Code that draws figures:
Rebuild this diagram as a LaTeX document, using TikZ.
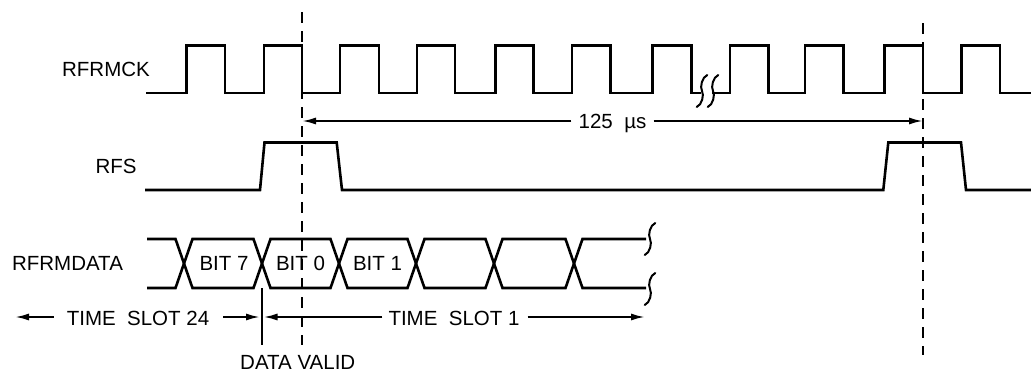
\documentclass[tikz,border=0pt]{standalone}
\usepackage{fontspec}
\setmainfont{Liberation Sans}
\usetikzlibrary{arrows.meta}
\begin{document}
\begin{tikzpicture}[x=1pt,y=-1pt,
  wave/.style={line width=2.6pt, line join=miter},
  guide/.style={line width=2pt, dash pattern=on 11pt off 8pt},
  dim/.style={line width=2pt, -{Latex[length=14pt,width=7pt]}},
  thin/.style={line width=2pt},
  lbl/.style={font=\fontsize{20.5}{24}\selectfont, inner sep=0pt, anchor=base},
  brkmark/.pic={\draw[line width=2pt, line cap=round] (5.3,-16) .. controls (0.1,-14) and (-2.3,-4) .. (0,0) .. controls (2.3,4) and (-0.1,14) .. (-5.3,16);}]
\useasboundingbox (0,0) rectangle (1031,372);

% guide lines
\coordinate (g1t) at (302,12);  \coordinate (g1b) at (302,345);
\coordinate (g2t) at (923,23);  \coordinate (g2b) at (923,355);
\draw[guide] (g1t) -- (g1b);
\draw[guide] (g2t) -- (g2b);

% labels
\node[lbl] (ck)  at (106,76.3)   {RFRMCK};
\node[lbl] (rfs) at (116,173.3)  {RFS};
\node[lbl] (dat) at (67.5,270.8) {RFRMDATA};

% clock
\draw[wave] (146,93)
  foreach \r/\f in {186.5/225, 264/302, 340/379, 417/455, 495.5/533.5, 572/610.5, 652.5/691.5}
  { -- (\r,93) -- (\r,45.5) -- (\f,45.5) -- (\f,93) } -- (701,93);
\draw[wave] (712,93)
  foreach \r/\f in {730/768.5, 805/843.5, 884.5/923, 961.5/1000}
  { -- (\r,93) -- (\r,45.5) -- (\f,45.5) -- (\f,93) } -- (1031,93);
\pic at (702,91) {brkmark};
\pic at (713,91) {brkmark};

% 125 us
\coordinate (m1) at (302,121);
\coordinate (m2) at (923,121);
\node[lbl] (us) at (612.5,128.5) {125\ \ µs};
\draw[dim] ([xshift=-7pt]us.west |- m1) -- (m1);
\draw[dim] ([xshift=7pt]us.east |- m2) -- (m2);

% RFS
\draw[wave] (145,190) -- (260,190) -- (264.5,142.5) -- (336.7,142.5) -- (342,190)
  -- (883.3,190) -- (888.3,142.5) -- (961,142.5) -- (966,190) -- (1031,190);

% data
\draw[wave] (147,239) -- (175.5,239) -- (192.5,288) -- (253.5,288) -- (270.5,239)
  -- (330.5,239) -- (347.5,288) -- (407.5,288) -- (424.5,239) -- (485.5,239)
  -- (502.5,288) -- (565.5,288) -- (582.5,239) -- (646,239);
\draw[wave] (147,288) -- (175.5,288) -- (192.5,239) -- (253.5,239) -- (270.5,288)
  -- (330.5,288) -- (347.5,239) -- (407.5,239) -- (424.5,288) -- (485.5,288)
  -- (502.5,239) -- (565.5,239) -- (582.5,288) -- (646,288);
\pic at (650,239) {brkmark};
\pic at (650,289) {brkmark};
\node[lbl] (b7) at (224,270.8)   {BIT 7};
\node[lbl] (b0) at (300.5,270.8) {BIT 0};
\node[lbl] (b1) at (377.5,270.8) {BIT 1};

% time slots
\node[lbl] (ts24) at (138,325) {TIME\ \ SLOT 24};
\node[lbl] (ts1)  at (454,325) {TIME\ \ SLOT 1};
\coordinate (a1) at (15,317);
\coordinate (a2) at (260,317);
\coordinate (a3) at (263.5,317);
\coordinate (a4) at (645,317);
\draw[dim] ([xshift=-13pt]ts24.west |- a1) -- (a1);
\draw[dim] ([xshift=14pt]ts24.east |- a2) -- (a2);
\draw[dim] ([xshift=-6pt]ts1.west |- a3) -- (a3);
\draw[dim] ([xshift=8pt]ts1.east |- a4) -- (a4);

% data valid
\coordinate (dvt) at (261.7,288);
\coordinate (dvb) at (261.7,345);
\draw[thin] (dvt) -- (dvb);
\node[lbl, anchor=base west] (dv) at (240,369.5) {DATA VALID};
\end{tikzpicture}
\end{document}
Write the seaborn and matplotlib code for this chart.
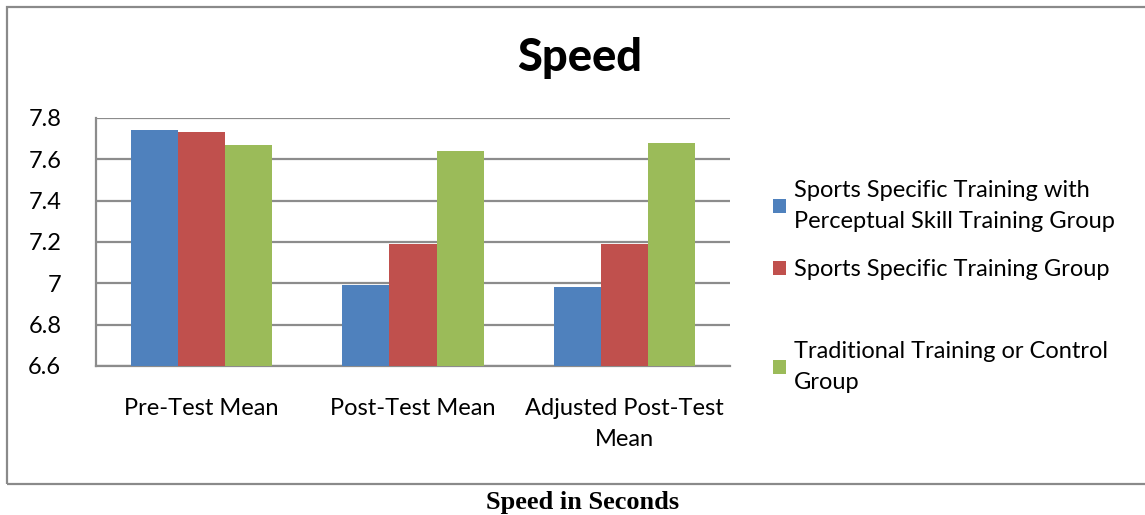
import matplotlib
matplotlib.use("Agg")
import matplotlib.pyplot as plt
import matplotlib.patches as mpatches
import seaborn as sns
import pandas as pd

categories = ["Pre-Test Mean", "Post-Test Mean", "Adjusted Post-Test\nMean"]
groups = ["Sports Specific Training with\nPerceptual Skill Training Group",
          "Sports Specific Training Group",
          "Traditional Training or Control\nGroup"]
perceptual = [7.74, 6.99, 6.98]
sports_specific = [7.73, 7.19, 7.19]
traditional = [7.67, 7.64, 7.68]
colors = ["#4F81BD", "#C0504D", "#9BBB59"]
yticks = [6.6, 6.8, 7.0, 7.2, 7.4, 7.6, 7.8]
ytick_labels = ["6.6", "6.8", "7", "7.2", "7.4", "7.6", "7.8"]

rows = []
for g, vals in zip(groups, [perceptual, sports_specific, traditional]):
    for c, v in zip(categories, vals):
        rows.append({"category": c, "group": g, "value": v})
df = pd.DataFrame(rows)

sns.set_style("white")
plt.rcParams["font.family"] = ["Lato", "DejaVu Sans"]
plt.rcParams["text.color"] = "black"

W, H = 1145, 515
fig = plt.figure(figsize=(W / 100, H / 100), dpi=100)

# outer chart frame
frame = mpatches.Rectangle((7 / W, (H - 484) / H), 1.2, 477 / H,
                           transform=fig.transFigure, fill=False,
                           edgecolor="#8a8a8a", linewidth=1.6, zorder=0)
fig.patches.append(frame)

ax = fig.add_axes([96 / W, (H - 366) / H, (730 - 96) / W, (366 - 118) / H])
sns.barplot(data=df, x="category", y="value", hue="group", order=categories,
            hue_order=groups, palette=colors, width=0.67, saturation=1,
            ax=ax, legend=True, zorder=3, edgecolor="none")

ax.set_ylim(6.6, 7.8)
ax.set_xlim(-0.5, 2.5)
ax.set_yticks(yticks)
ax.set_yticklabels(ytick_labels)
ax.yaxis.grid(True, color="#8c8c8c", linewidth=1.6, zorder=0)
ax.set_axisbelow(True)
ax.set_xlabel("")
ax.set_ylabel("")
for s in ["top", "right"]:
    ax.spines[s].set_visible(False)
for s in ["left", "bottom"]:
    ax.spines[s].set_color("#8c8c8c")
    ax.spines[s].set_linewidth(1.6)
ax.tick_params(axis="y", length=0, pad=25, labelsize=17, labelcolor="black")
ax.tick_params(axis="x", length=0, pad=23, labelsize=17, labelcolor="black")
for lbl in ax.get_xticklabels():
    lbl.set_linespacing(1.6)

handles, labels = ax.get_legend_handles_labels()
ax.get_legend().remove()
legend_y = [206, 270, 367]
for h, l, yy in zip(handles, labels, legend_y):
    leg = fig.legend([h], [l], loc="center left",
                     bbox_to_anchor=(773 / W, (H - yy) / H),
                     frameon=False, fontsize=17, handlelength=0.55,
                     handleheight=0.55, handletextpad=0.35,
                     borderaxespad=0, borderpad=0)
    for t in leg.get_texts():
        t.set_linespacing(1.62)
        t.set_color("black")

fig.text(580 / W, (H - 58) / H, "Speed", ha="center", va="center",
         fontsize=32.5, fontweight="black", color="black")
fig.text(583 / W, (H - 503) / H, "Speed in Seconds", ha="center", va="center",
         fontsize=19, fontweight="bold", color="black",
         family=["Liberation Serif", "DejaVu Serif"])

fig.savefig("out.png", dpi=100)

## Written exercise
Transcribe the complete set of entries verbatim. No pictures belong in the copy.

## The response
Rebuild this diagram as a LaTeX document, using TikZ.
\documentclass[tikz,border=0pt]{standalone}
\usepackage{fontspec}
\setmainfont{Liberation Sans}
\usetikzlibrary{arrows.meta}
\begin{document}
\begin{tikzpicture}[x=1pt,y=-1pt,
  wave/.style={line width=2.6pt, line join=miter},
  guide/.style={line width=2pt, dash pattern=on 11pt off 8pt},
  dim/.style={line width=2pt, -{Latex[length=14pt,width=7pt]}},
  thin/.style={line width=2pt},
  lbl/.style={font=\fontsize{20.5}{24}\selectfont, inner sep=0pt, anchor=base},
  brkmark/.pic={\draw[line width=2pt, line cap=round] (5.3,-16) .. controls (0.1,-14) and (-2.3,-4) .. (0,0) .. controls (2.3,4) and (-0.1,14) .. (-5.3,16);}]
\useasboundingbox (0,0) rectangle (1031,372);

% guide lines
\coordinate (g1t) at (302,12);  \coordinate (g1b) at (302,345);
\coordinate (g2t) at (923,23);  \coordinate (g2b) at (923,355);
\draw[guide] (g1t) -- (g1b);
\draw[guide] (g2t) -- (g2b);

% labels
\node[lbl] (ck)  at (106,76.3)   {RFRMCK};
\node[lbl] (rfs) at (116,173.3)  {RFS};
\node[lbl] (dat) at (67.5,270.8) {RFRMDATA};

% clock
\draw[wave] (146,93)
  foreach \r/\f in {186.5/225, 264/302, 340/379, 417/455, 495.5/533.5, 572/610.5, 652.5/691.5}
  { -- (\r,93) -- (\r,45.5) -- (\f,45.5) -- (\f,93) } -- (701,93);
\draw[wave] (712,93)
  foreach \r/\f in {730/768.5, 805/843.5, 884.5/923, 961.5/1000}
  { -- (\r,93) -- (\r,45.5) -- (\f,45.5) -- (\f,93) } -- (1031,93);
\pic at (702,91) {brkmark};
\pic at (713,91) {brkmark};

% 125 us
\coordinate (m1) at (302,121);
\coordinate (m2) at (923,121);
\node[lbl] (us) at (612.5,128.5) {125\ \ µs};
\draw[dim] ([xshift=-7pt]us.west |- m1) -- (m1);
\draw[dim] ([xshift=7pt]us.east |- m2) -- (m2);

% RFS
\draw[wave] (145,190) -- (260,190) -- (264.5,142.5) -- (336.7,142.5) -- (342,190)
  -- (883.3,190) -- (888.3,142.5) -- (961,142.5) -- (966,190) -- (1031,190);

% data
\draw[wave] (147,239) -- (175.5,239) -- (192.5,288) -- (253.5,288) -- (270.5,239)
  -- (330.5,239) -- (347.5,288) -- (407.5,288) -- (424.5,239) -- (485.5,239)
  -- (502.5,288) -- (565.5,288) -- (582.5,239) -- (646,239);
\draw[wave] (147,288) -- (175.5,288) -- (192.5,239) -- (253.5,239) -- (270.5,288)
  -- (330.5,288) -- (347.5,239) -- (407.5,239) -- (424.5,288) -- (485.5,288)
  -- (502.5,239) -- (565.5,239) -- (582.5,288) -- (646,288);
\pic at (650,239) {brkmark};
\pic at (650,289) {brkmark};
\node[lbl] (b7) at (224,270.8)   {BIT 7};
\node[lbl] (b0) at (300.5,270.8) {BIT 0};
\node[lbl] (b1) at (377.5,270.8) {BIT 1};

% time slots
\node[lbl] (ts24) at (138,325) {TIME\ \ SLOT 24};
\node[lbl] (ts1)  at (454,325) {TIME\ \ SLOT 1};
\coordinate (a1) at (15,317);
\coordinate (a2) at (260,317);
\coordinate (a3) at (263.5,317);
\coordinate (a4) at (645,317);
\draw[dim] ([xshift=-13pt]ts24.west |- a1) -- (a1);
\draw[dim] ([xshift=14pt]ts24.east |- a2) -- (a2);
\draw[dim] ([xshift=-6pt]ts1.west |- a3) -- (a3);
\draw[dim] ([xshift=8pt]ts1.east |- a4) -- (a4);

% data valid
\coordinate (dvt) at (261.7,288);
\coordinate (dvb) at (261.7,345);
\draw[thin] (dvt) -- (dvb);
\node[lbl, anchor=base west] (dv) at (240,369.5) {DATA VALID};
\end{tikzpicture}
\end{document}
Write the seaborn and matplotlib code for this chart.
import matplotlib
matplotlib.use("Agg")
import matplotlib.pyplot as plt
import matplotlib.patches as mpatches
import seaborn as sns
import pandas as pd

categories = ["Pre-Test Mean", "Post-Test Mean", "Adjusted Post-Test\nMean"]
groups = ["Sports Specific Training with\nPerceptual Skill Training Group",
          "Sports Specific Training Group",
          "Traditional Training or Control\nGroup"]
perceptual = [7.74, 6.99, 6.98]
sports_specific = [7.73, 7.19, 7.19]
traditional = [7.67, 7.64, 7.68]
colors = ["#4F81BD", "#C0504D", "#9BBB59"]
yticks = [6.6, 6.8, 7.0, 7.2, 7.4, 7.6, 7.8]
ytick_labels = ["6.6", "6.8", "7", "7.2", "7.4", "7.6", "7.8"]

rows = []
for g, vals in zip(groups, [perceptual, sports_specific, traditional]):
    for c, v in zip(categories, vals):
        rows.append({"category": c, "group": g, "value": v})
df = pd.DataFrame(rows)

sns.set_style("white")
plt.rcParams["font.family"] = ["Lato", "DejaVu Sans"]
plt.rcParams["text.color"] = "black"

W, H = 1145, 515
fig = plt.figure(figsize=(W / 100, H / 100), dpi=100)

# outer chart frame
frame = mpatches.Rectangle((7 / W, (H - 484) / H), 1.2, 477 / H,
                           transform=fig.transFigure, fill=False,
                           edgecolor="#8a8a8a", linewidth=1.6, zorder=0)
fig.patches.append(frame)

ax = fig.add_axes([96 / W, (H - 366) / H, (730 - 96) / W, (366 - 118) / H])
sns.barplot(data=df, x="category", y="value", hue="group", order=categories,
            hue_order=groups, palette=colors, width=0.67, saturation=1,
            ax=ax, legend=True, zorder=3, edgecolor="none")

ax.set_ylim(6.6, 7.8)
ax.set_xlim(-0.5, 2.5)
ax.set_yticks(yticks)
ax.set_yticklabels(ytick_labels)
ax.yaxis.grid(True, color="#8c8c8c", linewidth=1.6, zorder=0)
ax.set_axisbelow(True)
ax.set_xlabel("")
ax.set_ylabel("")
for s in ["top", "right"]:
    ax.spines[s].set_visible(False)
for s in ["left", "bottom"]:
    ax.spines[s].set_color("#8c8c8c")
    ax.spines[s].set_linewidth(1.6)
ax.tick_params(axis="y", length=0, pad=25, labelsize=17, labelcolor="black")
ax.tick_params(axis="x", length=0, pad=23, labelsize=17, labelcolor="black")
for lbl in ax.get_xticklabels():
    lbl.set_linespacing(1.6)

handles, labels = ax.get_legend_handles_labels()
ax.get_legend().remove()
legend_y = [206, 270, 367]
for h, l, yy in zip(handles, labels, legend_y):
    leg = fig.legend([h], [l], loc="center left",
                     bbox_to_anchor=(773 / W, (H - yy) / H),
                     frameon=False, fontsize=17, handlelength=0.55,
                     handleheight=0.55, handletextpad=0.35,
                     borderaxespad=0, borderpad=0)
    for t in leg.get_texts():
        t.set_linespacing(1.62)
        t.set_color("black")

fig.text(580 / W, (H - 58) / H, "Speed", ha="center", va="center",
         fontsize=32.5, fontweight="black", color="black")
fig.text(583 / W, (H - 503) / H, "Speed in Seconds", ha="center", va="center",
         fontsize=19, fontweight="bold", color="black",
         family=["Liberation Serif", "DejaVu Serif"])

fig.savefig("out.png", dpi=100)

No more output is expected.